Por Marcos Paulo Candeloro
Há pouco mais de um ano, brotava uma série de artigos sobre o Medical Assistance in Dying (MAiD), um programa de suicídio assistido do Canadá, terra dos corajosos que ousam desafiar não apenas o frio, mas as convenções morais milenares. Originalmente, o MAiD seria um gesto de compaixão para aqueles em estágios terminais de doença, mas por que parar aí? Afinal, uma vez aberta a caixa de Pandora, por que não explorar todas as maravilhosidades que ela pode oferecer?
Agora, Parkinson, esclerose múltipla e, preste atenção — até a depressão e dificuldades financeiras — podem te colocar na fila para um “adeus assistido”. Madeline Li, uma psiquiatra de cuidados paliativos, uma entusiasta inicial do programa, confessa estar um pouco desconfortável com essa liberalidade toda. “Era confortável quando era só para os moribundos”, diz ela. Oh, os velhos bons tempos, lembram?
Avançando nesta espiral de liberdade, abril, o mês de conscientização sobre o autismo, nos presenteou com um marco judicial: uma jovem autista recebeu sinal verde para o MAiD. Não há grandes impedimentos físicos aqui, apenas o diagnóstico de autismo e TDAH. Mas quem somos nós para julgar o que constitui sofrimento suficiente para querer sair de cena?

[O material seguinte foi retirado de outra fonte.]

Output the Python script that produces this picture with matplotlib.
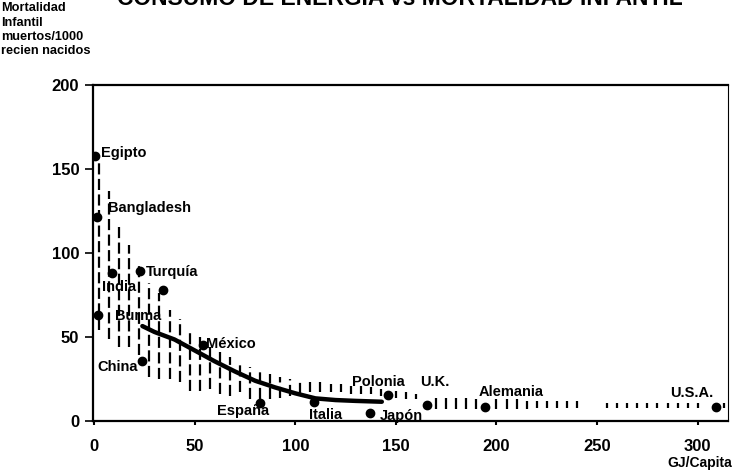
import matplotlib
matplotlib.use("Agg")
import matplotlib.pyplot as plt

plt.rcParams["font.family"] = ["Liberation Sans", "DejaVu Sans"]

# --- data ---
energy = [0.5, 1.5, 2, 9, 23, 34, 24, 54, 82.5, 109.5, 137, 146, 165.7, 194.5, 309]
mortality = [157.7, 121.4, 63, 88, 89, 78, 35.7, 45, 10.7, 11.3, 4.8, 15.5, 9.5, 8.3, 8.3]

label_text = ["Egipto", "Bangladesh", "India", "Turquía", "Burma", "China", "México",
              "España", "Italia", "Japón", "Polonia", "U.K.", "Alemania", "U.S.A."]
label_x = [3.5, 7, 4, 25.5, 10.5, 1.5, 55.7, 61, 107, 142, 128, 162, 191, 286.5]
label_y = [159.5, 127, 80, 88.7, 62.5, 32, 46, 6, 3.6, 3, 23.5, 23, 17.5, 16.5]

# trend curve
trend_x = [24, 30, 40, 50, 60, 70, 80, 90, 100, 110, 120, 130, 143]
trend_y = [56.5, 53, 48.5, 42, 35.5, 29.5, 24, 20, 16.5, 13.5, 12.5, 12, 11.5]

# hatched band (vertical dashed strokes)
band_x = [2.5, 7.5, 12.5, 17.5, 22.5, 27.5, 32.5, 37.5, 42.5, 47.5, 52.5, 57.5, 62.5,
          67.5, 72.5, 77.5, 82.5, 87.5, 92.5, 97.5, 102.5, 107.5, 112.5, 117.5, 122.5,
          127.5, 132.5, 137.5, 142.5, 150, 155, 160, 170, 175, 180, 185, 190, 200, 205,
          210, 215, 220, 225, 230, 235, 240, 255, 260, 265, 270, 275, 280, 285, 290,
          295, 300, 313]
band_hi = [156, 137, 117, 105, 94, 82, 76, 66, 61, 55, 50, 44, 41,
           38, 34, 32, 30, 28, 26, 25, 24, 23, 23, 22, 22,
           21, 21, 20, 19, 18, 17, 16, 14, 14, 14, 14, 13, 13, 13,
           13, 12, 12, 12, 12, 12, 12, 11, 11, 11, 11, 11, 11, 11, 11,
           11, 11, 11]
band_lo = [54, 49, 44, 44, 39, 26, 25, 25, 23, 18, 18, 19, 16,
           15, 17, 13, 13, 13, 14, 15, 16, 17, 17, 17, 17,
           16, 16, 16, 15, 14, 13, 13, 7, 7, 7, 7, 7, 7, 7,
           7, 7, 7.5, 7.5, 7.5, 7.5, 7.5, 7.5, 7.5, 7.5, 7.5, 7.5, 7.5, 7.5, 7.5,
           7.5, 7.5, 7.5]

x_ticks = [0, 50, 100, 150, 200, 250, 300]
y_ticks = [0, 50, 100, 150, 200]

fig = plt.figure(figsize=(7.33, 4.71), dpi=100)
ax = fig.add_axes([0.127, 0.106, 0.866, 0.714])

ax.vlines(band_x, band_lo, band_hi, colors="black", linewidth=1.6,
          linestyles=(0, (5, 2)))
ax.plot(trend_x, trend_y, color="black", linewidth=3.2, solid_capstyle="round")
ax.plot(energy, mortality, "o", color="black", markersize=6)

for txt, tx, ty in zip(label_text, label_x, label_y):
    ax.text(tx, ty, txt, fontsize=10.5, fontweight="bold", ha="left", va="center")

ax.set_xlim(-0.5, 315)
ax.set_ylim(0, 200)
ax.set_xticks(x_ticks)
ax.set_yticks(y_ticks)
ax.tick_params(axis="y", direction="out", length=6, width=1.2, labelsize=12, pad=4)
ax.tick_params(axis="x", direction="out", length=3, width=1.5, labelsize=12, pad=10)
for lab in ax.get_xticklabels() + ax.get_yticklabels():
    lab.set_fontweight("bold")

for side in ["top", "bottom", "left"]:
    ax.spines[side].set_linewidth(1.6)
ax.spines["right"].set_linewidth(0.8)

fig.text(0.002, 0.995, "Mortalidad\nInfantil\nmuertos/1000\nrecien nacidos",
         fontsize=9.2, fontweight="bold", ha="left", va="top", linespacing=1.25)
fig.text(0.999, 0.003, "GJ/Capita", fontsize=10, fontweight="bold",
         ha="right", va="bottom")
# title is cut off by the top edge of the scan, as in the original
fig.text(0.545, 0.9894, "CONSUMO DE ENERGIA vs MORTALIDAD INFANTIL", fontsize=16.5,
         fontweight="bold", ha="center", va="baseline")

fig.savefig("out.png", dpi=100)
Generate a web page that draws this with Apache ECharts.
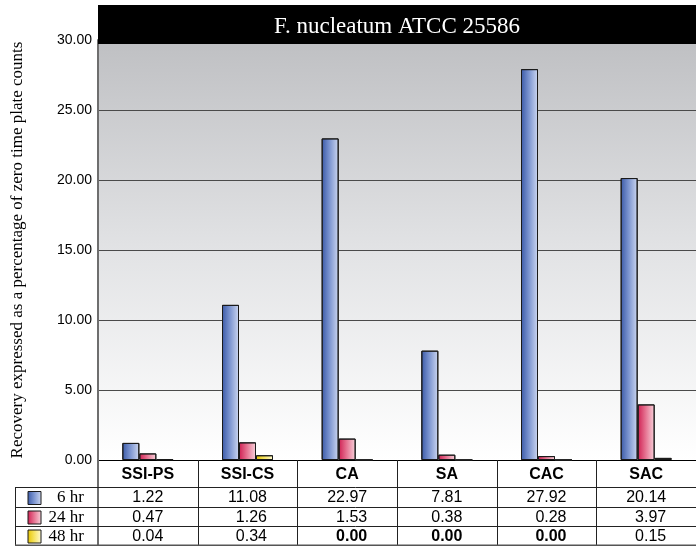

O pai desta jovem, conhecido como “W.V.”, obviamente perdido no que deve parecer um episódio de “Black Mirror”, tentou desafiar a decisão. Ah, o amor paternal! Mas a balança da justiça não se inclinou a seu favor – dois médicos a favor, um contra, e o juiz Colin Feasby decretando que a vontade da jovem de morrer deveria prevalecer.
Ah, a autonomia! Que conceito maravilhoso. M.V., a jovem em questão, tem o direito de escolher entre viver ou morrer com dignidade, segundo o juiz Feasby. E claro, o que poderia ser mais digno do que escolher o momento de sua última cortina?
E aí temos: a substituição completa da velha ética cristã (toda vida é sagrada) por uma ética mais moderna, flexível e, claro, secular. Qualidade de vida contra sofrimento desnecessário — quem decidirá o que é desnecessário ao fim? A relativização da vida segue um curso perigoso, mas ei, estamos na fronteira da liberdade individual, e o Canadá, sempre à frente, nos mostra como é estar na vanguarda das decisões mais sombrias disfarçadas de autonomia.
Deixamos então aberta a reflexão: até onde estamos dispostos a ir nessa jornada de auto-derterminação? E lembrem-se, a caixa de Pandora está aberta, e repleta de liberdades que nunca sonhamos possíveis – sejam elas maldição ou benção, ainda está para se ver.